((
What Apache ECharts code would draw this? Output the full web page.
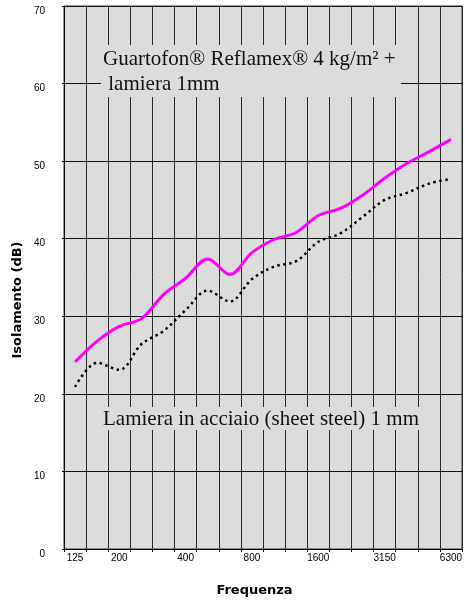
<!DOCTYPE html>
<html><head><meta charset="utf-8">
<script src="https://cdn.jsdelivr.net/npm/echarts@6/dist/echarts.min.js"></script>
<style>html,body{margin:0;padding:0;background:#fff}#c{width:465px;height:602px}</style>
</head><body><div id="c"></div>
<script>
var bands = ['125','160','200','250','315','400','500','630','800','1000','1250','1600','2000','2500','3150','4000','5000','6300'];
var shownLabels = ['125','200','400','800','1600','3150','6300'];
var reflamex = [24.1, 26.8, 28.7, 29.7, 32.8, 34.9, 37.4, 35.4, 38.2, 39.9, 40.8, 43.0, 43.9, 45.6, 47.8, 49.7, 51.2, 52.8];
var steel = [20.9, 24.0, 23.1, 26.4, 28.1, 30.8, 33.3, 31.9, 34.8, 36.4, 37.1, 39.6, 40.7, 42.8, 45.0, 45.9, 47.1, 47.7];
var yTicks = {min: 0, max: 70, step: 10};
var label1 = 'Guartofon® Reflamex® 4 kg/m² +\n lamiera 1mm';
var label2 = 'Lamiera in acciaio (sheet steel) 1 mm';
var xName = 'Frequenza';
var yName = 'Isolamento (dB)';

var bg = '#dcdcdc';
var chart = echarts.init(document.getElementById('c'), null, {renderer: 'canvas'});
chart.setOption({
  animation: false,
  grid: {left: 64, top: 6, width: 402, height: 543, show: true, backgroundColor: bg, borderColor: '#333', borderWidth: 1},
  xAxis: {
    type: 'category', data: bands, boundaryGap: true,
    axisLine: {lineStyle: {color: '#000', width: 1}},
    axisTick: {show: true, interval: 0, length: 3, lineStyle: {color: '#000'}},
    splitLine: {show: true, interval: 0, lineStyle: {color: '#2a2a2a', width: 1}},
    axisLabel: {
      interval: function (i, v) { return shownLabels.indexOf(v) >= 0; },
      margin: 4, color: '#000', fontSize: 10, fontFamily: 'Liberation Sans'
    }
  },
  yAxis: {
    type: 'value', min: yTicks.min, max: yTicks.max, interval: yTicks.step,
    axisLine: {show: true, lineStyle: {color: '#000'}},
    axisTick: {show: true, length: 2, lineStyle: {color: '#000'}},
    splitLine: {show: true, lineStyle: {color: '#111', width: 1}},
    axisLabel: {margin: 19, color: '#000', fontSize: 10, fontFamily: 'Liberation Sans', verticalAlign: 'top', lineHeight: 10}
  },
  graphic: [
    {type: 'rect', shape: {x: 101, y: 45, width: 300, height: 52}, style: {fill: bg}, z: 100},
    {type: 'text', x: 103, y: 71.5, z: 101, style: {text: label1, font: '21px "Liberation Serif"', fill: '#111', lineHeight: 25, verticalAlign: 'middle', align: 'left'}},
    {type: 'rect', shape: {x: 101, y: 407, width: 324, height: 23}, style: {fill: bg}, z: 100},
    {type: 'text', x: 103, y: 419, z: 101, style: {text: label2, font: '21px "Liberation Serif"', fill: '#111', verticalAlign: 'middle', align: 'left'}},
    {type: 'text', x: 254.5, y: 591, z: 101, style: {text: xName, font: 'bold 13px "DejaVu Sans"', fill: '#000', align: 'center', verticalAlign: 'middle'}},
    {type: 'text', x: 17.5, y: 300, rotation: Math.PI / 2, z: 101, style: {text: yName, font: 'bold 13px "DejaVu Sans"', fill: '#000', align: 'center', verticalAlign: 'middle'}}
  ],
  series: [
    {type: 'line', data: steel, smooth: 0.35, symbol: 'none', z: 5,
     lineStyle: {color: '#000', width: 2.5, type: [2.5, 3.5], cap: 'butt'}},
    {type: 'line', data: reflamex, smooth: 0.35, symbol: 'none', z: 6,
     lineStyle: {color: '#ff00ff', width: 3}}
  ]
});
</script></body></html>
))
-- Exercise description --
From the opening line of the listing above through the line bearing "var yName = 'Isolamento (dB)';", repeat each line exactly. Drop every picture.

-- Problem solution --
What Apache ECharts code would draw this? Output the full web page.
<!DOCTYPE html>
<html><head><meta charset="utf-8">
<script src="https://cdn.jsdelivr.net/npm/echarts@6/dist/echarts.min.js"></script>
<style>html,body{margin:0;padding:0;background:#fff}#c{width:465px;height:602px}</style>
</head><body><div id="c"></div>
<script>
var bands = ['125','160','200','250','315','400','500','630','800','1000','1250','1600','2000','2500','3150','4000','5000','6300'];
var shownLabels = ['125','200','400','800','1600','3150','6300'];
var reflamex = [24.1, 26.8, 28.7, 29.7, 32.8, 34.9, 37.4, 35.4, 38.2, 39.9, 40.8, 43.0, 43.9, 45.6, 47.8, 49.7, 51.2, 52.8];
var steel = [20.9, 24.0, 23.1, 26.4, 28.1, 30.8, 33.3, 31.9, 34.8, 36.4, 37.1, 39.6, 40.7, 42.8, 45.0, 45.9, 47.1, 47.7];
var yTicks = {min: 0, max: 70, step: 10};
var label1 = 'Guartofon® Reflamex® 4 kg/m² +\n lamiera 1mm';
var label2 = 'Lamiera in acciaio (sheet steel) 1 mm';
var xName = 'Frequenza';
var yName = 'Isolamento (dB)';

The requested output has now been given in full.